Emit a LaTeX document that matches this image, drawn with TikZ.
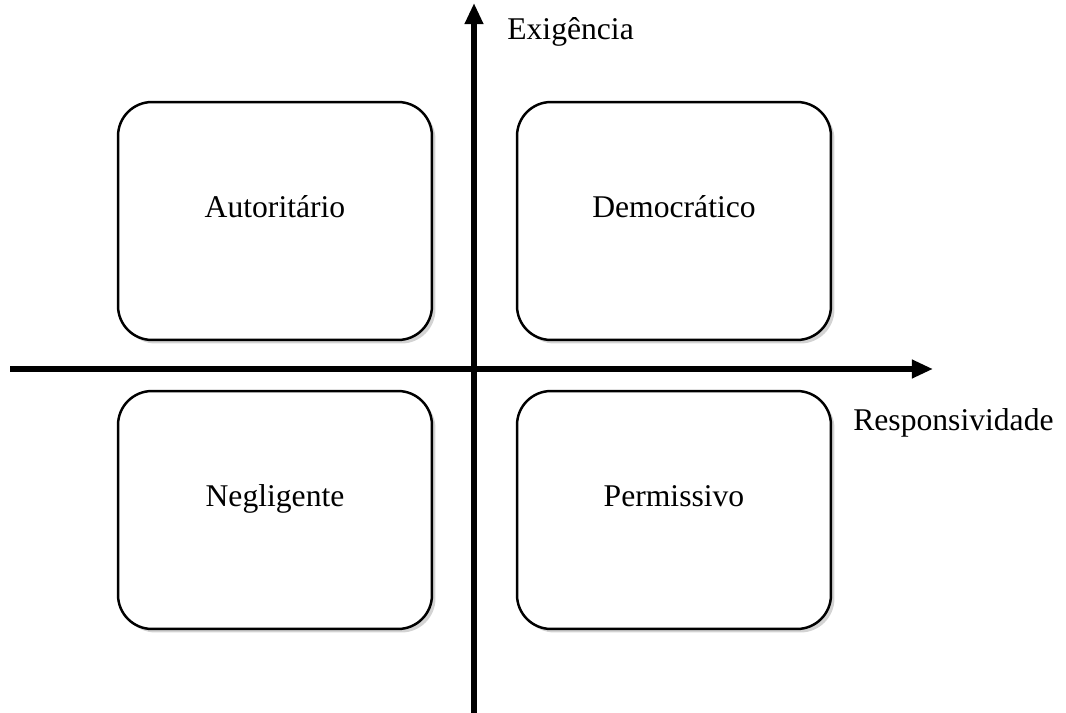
\documentclass[tikz,border=0pt]{standalone}
\usepackage{fontspec}
\setmainfont{Liberation Serif}
\usetikzlibrary{positioning,shadows,arrows.meta}

\begin{document}
\begin{tikzpicture}[x=0.02cm,y=-0.02cm,>={Triangle[length=12pt,width=10pt]}]
\tikzstyle{q}=[draw,line width=1.4pt,rounded corners=0.68cm,fill=white,
  minimum width=6.28cm,minimum height=4.76cm,text height=0.3cm,text depth=0.44cm,
  drop shadow={shadow xshift=2pt,shadow yshift=-2pt,opacity=0.35},
  font=\fontsize{18}{22}\selectfont]
\tikzstyle{lbl}=[anchor=base west,inner sep=0pt,font=\fontsize{18}{22}\selectfont]
\tikzstyle{axis}=[->,line width=3.2pt]
\useasboundingbox (0,0) rectangle (1066,713);
% axes
\coordinate (xa) at (10,369);
\coordinate (xb) at (933,369);
\coordinate (ya) at (474,713);
\coordinate (yb) at (474,3);
\draw[axis] (xa) -- (xb);
\draw[axis] (ya) -- (yb);
% quadrants
\node[q]	(aut)	at (275,221)	{Autoritário};
\node[q]	(dem)	at (674,221)	{Democrático};
\node[q]	(neg)	at (275,510)	{Negligente};
\node[q]	(per)	at (674,510)	{Permissivo};
% axis labels
\node[lbl]	(exi)	at (507,40)	{Exigência};
\node[lbl]	(res)	at (853,430)	{Responsividade};
\end{tikzpicture}
\end{document}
◇ ◇ ◇ ◇
| INSTRUCTION |
Do not include the images; transcribe the rest of the listing exactly.

| RESULT |
Emit a LaTeX document that matches this image, drawn with TikZ.
\documentclass[tikz,border=0pt]{standalone}
\usepackage{fontspec}
\setmainfont{Liberation Serif}
\usetikzlibrary{positioning,shadows,arrows.meta}

\begin{document}
\begin{tikzpicture}[x=0.02cm,y=-0.02cm,>={Triangle[length=12pt,width=10pt]}]
\tikzstyle{q}=[draw,line width=1.4pt,rounded corners=0.68cm,fill=white,
  minimum width=6.28cm,minimum height=4.76cm,text height=0.3cm,text depth=0.44cm,
  drop shadow={shadow xshift=2pt,shadow yshift=-2pt,opacity=0.35},
  font=\fontsize{18}{22}\selectfont]
\tikzstyle{lbl}=[anchor=base west,inner sep=0pt,font=\fontsize{18}{22}\selectfont]
\tikzstyle{axis}=[->,line width=3.2pt]
\useasboundingbox (0,0) rectangle (1066,713);
% axes
\coordinate (xa) at (10,369);
\coordinate (xb) at (933,369);
\coordinate (ya) at (474,713);
\coordinate (yb) at (474,3);
\draw[axis] (xa) -- (xb);
\draw[axis] (ya) -- (yb);
% quadrants
\node[q]	(aut)	at (275,221)	{Autoritário};
\node[q]	(dem)	at (674,221)	{Democrático};
\node[q]	(neg)	at (275,510)	{Negligente};
\node[q]	(per)	at (674,510)	{Permissivo};
% axis labels
\node[lbl]	(exi)	at (507,40)	{Exigência};
\node[lbl]	(res)	at (853,430)	{Responsividade};
\end{tikzpicture}
\end{document}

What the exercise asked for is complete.